Pour d’autres, l’économie collaborative constituerait une menace pour les travailleurs: flexibilisation à outrance, accumulation de petits jobs mal rémunérés. Le tableau n’est guère reluisant. Et s’est même offert un nom: l’ubérisation. Le phénomène serait tel qu’on annonce déjà la fin du salariat. Le travailleur de demain cumulera plusieurs activités. Il pourra être employé/chauffeur Uber/actif sur une plateforme d’échanges/… Un nouveau statut que la Fing (Fondation internet nouvelle génération), située en France, désigne par le terme de «slasher», du nom – slash – que l’on donne à cette petite barre oblique «/». «Le salariat n’est pas mort mais il va y avoir une hybridation», explique Amandine Brugière, de la Fing.

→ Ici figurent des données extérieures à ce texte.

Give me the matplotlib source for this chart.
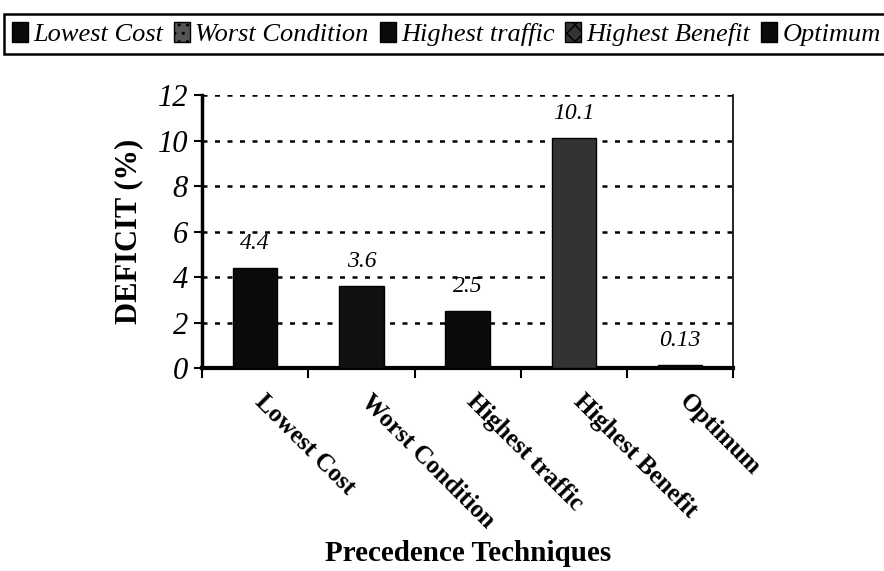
import matplotlib.pyplot as plt
import matplotlib.transforms as mtransforms
from matplotlib.patches import Rectangle
import numpy as np

plt.rcParams['font.family'] = ['Liberation Serif', 'DejaVu Serif']

# data
techniques = ["Lowest Cost", "Worst Condition", "Highest traffic", "Highest Benefit", "Optimum"]
deficit = [4.4, 3.6, 2.5, 10.1, 0.13]
value_labels = ["4.4", "3.6", "2.5", "10.1", "0.13"]
yticks = [0, 2, 4, 6, 8, 10, 12]

bar_colors = ["#0b0b0b", "#111111", "#0b0b0b", "#333333", "#0b0b0b"]

fig = plt.figure(figsize=(8.84, 5.71), dpi=100)
ax = fig.add_axes([0.2285, 0.3555, 0.601, 0.478])

x = np.arange(len(techniques))
ax.bar(x, deficit, width=0.42, color=bar_colors, edgecolor="black", linewidth=1, zorder=3)

for xi, v, lab in zip(x, deficit, value_labels):
    ax.annotate(lab, (xi, v), xytext=(0, 10), textcoords="offset points",
                ha="center", va="bottom", fontsize=17, style="italic")

ax.set_xlim(-0.5, len(techniques) - 0.5)
ax.set_ylim(0, 12)
ax.set_yticks(yticks)
ax.set_yticklabels([str(t) for t in yticks], fontsize=22, style="italic")

# dotted gridlines
for t in yticks[1:]:
    ax.axhline(t, color="black", linestyle=(0, (2, 3)), linewidth=1.8, zorder=1)

# x ticks: labels at centers, tick marks at boundaries
ax.set_xticks(x)
ax.set_xticklabels(techniques, rotation=-45, ha="left", va="top",
                   rotation_mode="anchor", fontsize=18, fontweight="bold")
ax.tick_params(axis="x", which="major", length=0, pad=16)
shift = mtransforms.ScaledTranslation(8 / 72, 0, fig.dpi_scale_trans)
for lbl in ax.get_xticklabels():
    lbl.set_transform(lbl.get_transform() + shift)
ax.set_xticks(np.arange(len(techniques) + 1) - 0.5, minor=True)
ax.tick_params(axis="x", which="minor", length=7, width=1.5, direction="out")
ax.tick_params(axis="y", length=6, width=1.5, direction="out", pad=4)

ax.spines["left"].set_linewidth(2.5)
ax.spines["bottom"].set_linewidth(3)
ax.spines["right"].set_linewidth(1.2)
ax.spines["top"].set_visible(False)

ax.set_ylabel("DEFICIT (%)", fontsize=22, fontweight="bold", labelpad=10)
ax.set_xlabel("Precedence Techniques", fontsize=21, fontweight="bold")
ax.xaxis.set_label_coords(0.5, -0.63)

# legend across the top
handles = [Rectangle((0, 0), 1, 1, facecolor=c, edgecolor="black") for c in bar_colors]
handles[1].set_hatch("..")
handles[1].set_facecolor("#555555")
handles[3].set_hatch("xx")
leg = fig.legend(handles, techniques, loc="lower left", ncol=5,
                 bbox_to_anchor=(0.005, 0.905, 1.0, 0.08), mode="expand",
                 prop={"family": "Liberation Serif", "style": "italic", "size": 19},
                 handlelength=0.6, handleheight=0.8, handletextpad=0.2,
                 columnspacing=0.4, borderaxespad=0, borderpad=0.3, fancybox=False,
                 edgecolor="black", framealpha=1)
leg.get_frame().set_linewidth(1.8)

fig.savefig("out.png", dpi=100)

Pour Edgar Szoc, l’économie collaborative réaliserait le rêve capitaliste d’atomisation et de mise en concurrence absolue de la main-d’œuvre.

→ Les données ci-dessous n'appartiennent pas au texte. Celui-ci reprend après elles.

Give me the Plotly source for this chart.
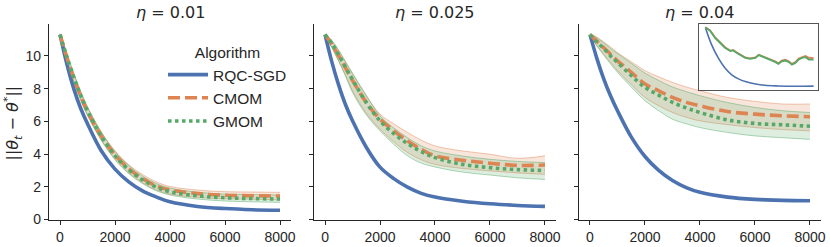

Dans ce monde nouveau de l’économie collaborative, le mode de rétribution des travailleurs et le lien qu’ils entretiennent avec leur «employeur» sont aussi nouveaux. Payés à la mission, ces travailleurs ne sont pas considérés comme des employés par les plateformes qui leur fournissent du travail. L’argumentaire est simple: les plateformes se voient comme des intermédiaires. Et envisagent les prestataires de services comme de joyeux auto-entrepreneurs. Dans ce contexte, pas de cotisation sociale à payer pour les plateformes. Et pas de droits sociaux pour les travailleurs s’ils ne sont pas capables de prendre le statut d’indépendant. Dur, dur… Dans une étude intitulée «Du partage à l’enchère: les infortunes de la Sharing Economy» réalisée pour l’association culturelle Joseph Jacquemotte, Edgar Szoc – économiste et professeur à la Haute École Henri Spaak – effectue d’ailleurs un constat assez cruel: pour lui, l’économie collaborative réaliserait le rêve capitaliste d’atomisation et de mise en concurrence absolue de la main-d’œuvre, répartie dans le monde entier sans possibilité de se rassembler pour émettre des revendications. Elle accentuerait aussi le fossé entre ceux qui possèdent quelque chose et peuvent le valoriser sur une plateforme et ceux qui n’ont rien.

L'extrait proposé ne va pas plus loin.